Family Skeletons

The purpose of this blog is quite simple. I hope that by sharing stories and personal essays about my family –and perhaps yours if you care to participate- we can all learn more about where we came from. By doing that, maybe we handle our present day problems in a manner that will enable us to become better people.

Monday, July 17, 2006

They were tough in those days.

Today, we consider ourselves having a hard time if the air conditioning goes out for twenty minutes. Anyone who manages to go an entire two days before they can get a compressor replaced is considered to be tough because they could put up with the hardship. Well, let me tell you about a few people who were truly tough.

For example, my half-great-granduncle fought for the Confederacy. So did one of my great-grandfathers. As it happened, both were captured by the Yankees on July 4,1863, but the outcome for each was poles apart.

My half-great-granduncle was just an ordinary, illiterate farmer who ended up fighting with the 39th North Carolina Infantry. Where was the 39th fighting in early July, 1863? Gettysburg. The 39th N.C. Infantry was, in fact, the unit that was assigned to attack Seminary Ridge that was defended by the 1st U.S. Brigade (known as the Iron Brigade).

With the Iron Brigade holding the high ground, the 39th attacked straight into the teeth of withering defensive fire and defiladed cannon emplacements that were firing everything from cannonballs to chains and scrap metal at the oncoming Rebs.

What their losses were I can’t say, but the 39th not only made it to the top of Seminary Ridge, they actually drove the Iron Brigade off the ridge. My half-great-granduncle? He survived the attack unscathed. But on July 4, 1863, with the Confederates in retreat, he was wounded and captured. For the next two years, he was bounced from Yankee hospital to Yankee hospital and even survived a smallpox ward. He was finally repatriated at the end of the war, returned to Richmond, Virginia where he died in a Reb hospital.

When you consider that hospitals during the War of the Rebellion were frequently hospitals in name only, the fact that he lasted two years is a testament to his toughness.

As for my great-grandfather, he endured the siege of Vicksburg, Mississippi. The Yanks couldn’t take Vicksburg, situated as it was on the bluffs above the Mississippi River. But they could lay siege to it with guns mounted on barges. Most of the population wound up holed up in caves. Finally, on July 4,1863, the city (and my great-grandfather) surrendered to the Yankees. Faced with a major logistical problem (where do you put the population of an entire city if you take them prisoner), the Yanks chose instead to offer them parole.

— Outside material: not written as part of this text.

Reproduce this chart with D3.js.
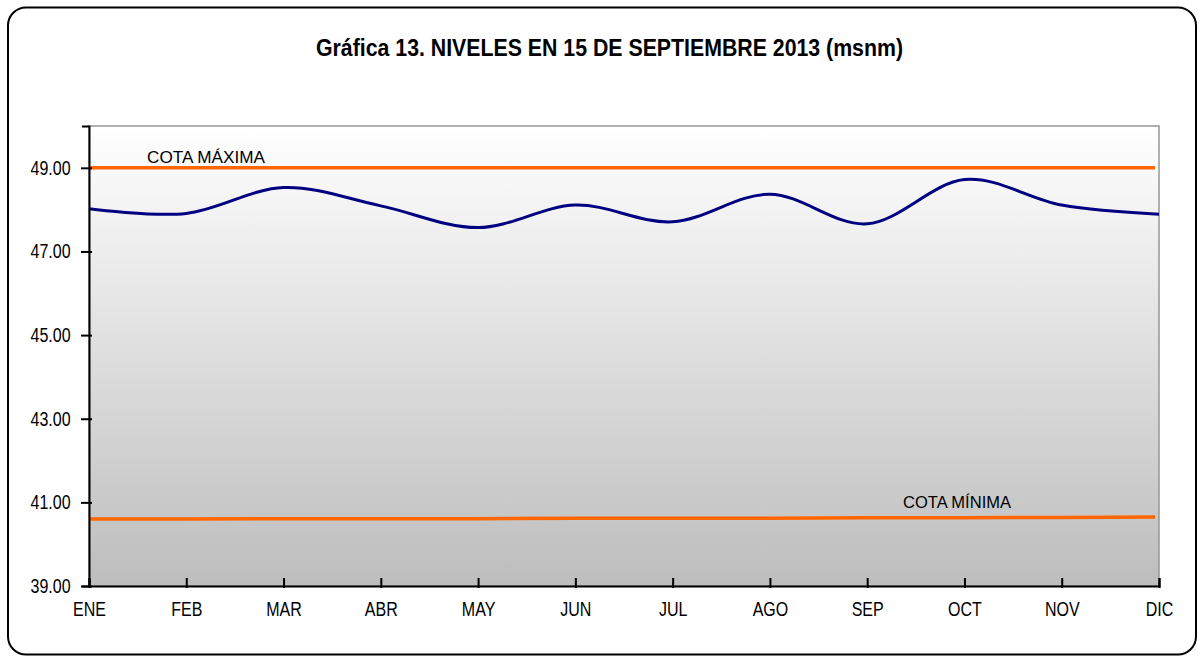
<!DOCTYPE html>
<html>
<head>
<meta charset="utf-8">
<script src="https://cdn.jsdelivr.net/npm/d3@7"></script>
<style>
  body { margin: 0; background: #fff; }
  text { font-family: "Liberation Sans", Arial, sans-serif; fill: #000; }
  .title { font-weight: bold; }
</style>
</head>
<body>
<svg id="chart" width="1202" height="660"></svg>
<script>
// data
const months = ["ENE", "FEB", "MAR", "ABR", "MAY", "JUN", "JUL", "AGO", "SEP", "OCT", "NOV", "DIC"];
const niveles = [48.02, 47.91, 48.53, 48.09, 47.57, 48.11, 47.71, 48.37, 47.66, 48.72, 48.11, 47.89];
const cotaMaxima = [49.0, 49.0, 49.0, 49.0, 49.0, 49.0, 49.0, 49.0, 49.0, 49.0, 49.0, 49.0];
const cotaMinima = [40.60, 40.60, 40.61, 40.61, 40.61, 40.62, 40.62, 40.62, 40.63, 40.63, 40.64, 40.65];
const yTicks = [39, 41, 43, 45, 47, 49];

const svg = d3.select("#chart");
const margin = { left: 89, top: 126, right: 1159, bottom: 586 };
const narrow = "scale(0.8,1)"; // the original uses a condensed face

// outer rounded frame
svg.append("rect")
    .attr("x", 8).attr("y", 7.5)
    .attr("width", 1188).attr("height", 647)
    .attr("rx", 18).attr("ry", 18)
    .attr("fill", "#fff")
    .attr("stroke", "#000")
    .attr("stroke-width", 2);

svg.append("text")
    .attr("class", "title")
    .attr("x", 316).attr("y", 56)
    .attr("font-size", 23)
    .attr("textLength", 587)
    .attr("lengthAdjust", "spacingAndGlyphs")
    .text("Gráfica 13. NIVELES EN 15 DE SEPTIEMBRE 2013 (msnm)");

const x = d3.scalePoint().domain(months).range([margin.left, margin.right]);
const y = d3.scaleLinear().domain([39, 50]).range([margin.bottom, margin.top]);

// plot background gradient
const grad = svg.append("defs").append("linearGradient")
    .attr("id", "bg").attr("x1", 0).attr("y1", 0).attr("x2", 0).attr("y2", 1);
grad.append("stop").attr("offset", "0%").attr("stop-color", "#ffffff");
grad.append("stop").attr("offset", "100%").attr("stop-color", "#bdbdbd");

svg.append("rect")
    .attr("x", margin.left).attr("y", margin.top)
    .attr("width", margin.right - margin.left)
    .attr("height", margin.bottom - margin.top)
    .attr("fill", "url(#bg)")
    .attr("stroke", "#969696")
    .attr("stroke-width", 1.5);

const line = d3.line()
    .x((d, i) => x(months[i]))
    .y(d => y(d));

// reference lines (stop just short of the right edge)
const refLine = d3.line()
    .x((d, i) => i === 11 ? x(months[i]) - 4 : x(months[i]))
    .y(d => y(d));

svg.append("path").datum(cotaMaxima)
    .attr("d", refLine)
    .attr("fill", "none")
    .attr("stroke", "#ff6600")
    .attr("stroke-width", 3.5);

svg.append("path").datum(cotaMinima)
    .attr("d", refLine)
    .attr("fill", "none")
    .attr("stroke", "#ff6600")
    .attr("stroke-width", 3.5);

svg.append("path").datum(niveles)
    .attr("d", line.curve(d3.curveCardinal.tension(0)))
    .attr("fill", "none")
    .attr("stroke", "#000080")
    .attr("stroke-width", 3);

// axes
const yAxis = svg.append("g")
    .attr("transform", `translate(${margin.left},0)`)
    .call(d3.axisLeft(y).tickValues(yTicks).tickFormat(d3.format(".2f")).tickSize(7).tickPadding(0));
yAxis.select(".domain").attr("stroke", "#000").attr("stroke-width", 2);
yAxis.selectAll(".tick line").attr("stroke", "#000").attr("stroke-width", 2).attr("x2", -8).attr("x1", 3);
yAxis.selectAll(".tick text")
    .attr("font-size", 20)
    .attr("font-family", "Liberation Sans, Arial, sans-serif")
    .attr("x", -23)
    .attr("transform", narrow);

const xAxis = svg.append("g")
    .attr("transform", `translate(0,${margin.bottom})`)
    .call(d3.axisBottom(x).tickSize(-8).tickPadding(16));
xAxis.select(".domain").attr("stroke", "#000").attr("stroke-width", 2);
xAxis.selectAll(".tick line").attr("stroke", "#000").attr("stroke-width", 2).attr("y2", -8).attr("y1", 2);
xAxis.selectAll(".tick text")
    .attr("font-size", 20)
    .attr("font-family", "Liberation Sans, Arial, sans-serif")
    .attr("transform", narrow);

// labels for the reference lines
svg.append("text")
    .attr("x", 147).attr("y", y(cotaMaxima[1]) - 5)
    .attr("font-size", 16)
    .attr("textLength", 118)
    .attr("lengthAdjust", "spacingAndGlyphs")
    .text("COTA  MÁXIMA");

svg.append("text")
    .attr("x", 903).attr("y", y(cotaMinima[9]) - 10)
    .attr("font-size", 16)
    .attr("textLength", 108)
    .attr("lengthAdjust", "spacingAndGlyphs")
    .text("COTA  MÍNIMA");
</script>
</body>
</html>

Parole, in this case, meant that you signed a paper swearing that you would go home an not take up arms against the North again. My great-grandfather signed a parole of his own and I have a copy of it.

Of course, the Yankees must’ve known that none of those Southeners considered the parole they signed to be worth the paper it was written on. My great-grandfather was undoubtedly typical. He signed his parole, went home, dug another gun out of the woodpile, or the woods, or wherever it was hidden, and went back to the war.

Two relatives. One died two years later, one didn’t. One suffered imprisonment, one didn’t. But they were both tough as nails, refusing to give in as long as there was a breath in their body. In my own way, I’m just as tough as they were, though I certainly can’t match them physically. But mentally, emotionally and just plain pure-dee stubborn? Absolutely.

So if you wonder why you have some of the attitudes you have, take a look back at those family skeletons.